The Generalized Lasso for Sub-gaussian Measurements with Dithered Quantization

TL;DR

This paper extends the analysis of the Generalized Lasso to settings with quantized measurements, demonstrating that it maintains favorable recovery guarantees under uniform and one-bit quantization with dithering.

Contribution

It provides theoretical guarantees for the G-Lasso in quantized measurement scenarios, including one-bit quantization, with insights on dithering and error dependence.

Findings

G-Lasso achieves near-optimal recovery with uniform dithering and sub-gaussian measurements.

One-bit quantized measurements with dithering cause only a logarithmic error rate loss.

Theoretical bounds guide the choice of dithering range for effective signal recovery.

Abstract

In the problem of structured signal recovery from high-dimensional linear observations, it is commonly assumed that full-precision measurements are available.

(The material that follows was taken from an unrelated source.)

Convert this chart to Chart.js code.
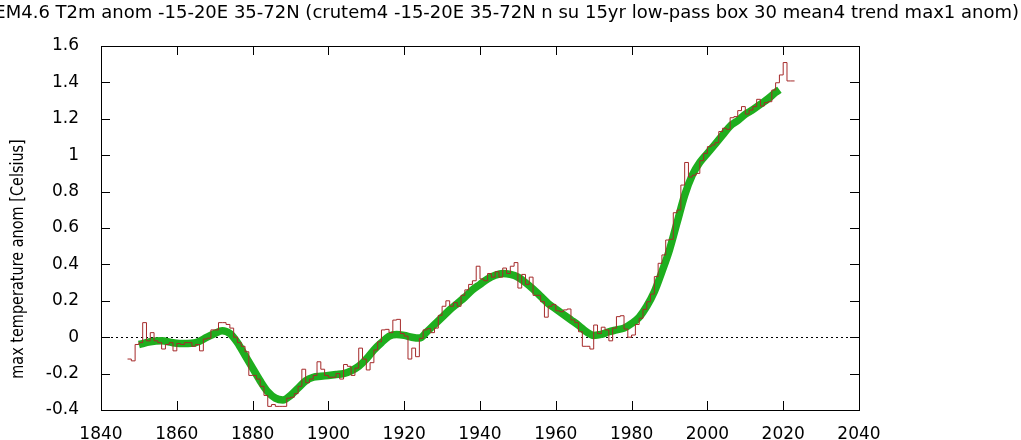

Under this assumption, the recovery performance of the popular Generalized Lasso (G-Lasso) is by now well-established. In this paper, we extend these types of results to the practically relevant settings with quantized measurements. We study two extremes of the quantization schemes, namely, uniform and one-bit quantization; the former imposes no limit on the number of quantization bits, while the second only allows for one bit. In the presence of a uniform dithering signal and when measurement vectors are sub-gaussian, we show that the same algorithm (i.e., the G-Lasso) has favorable recovery guarantees for both uniform and one-bit quantization schemes. Our theoretical results, shed light on the appropriate choice of the range of values of the dithering signal and accurately capture the error dependence on the problem parameters. For example, our error analysis shows that the G-Lasso with one-bit uniformly dithered measurements leads to only a logarithmic rate loss compared to the full-precision measurements.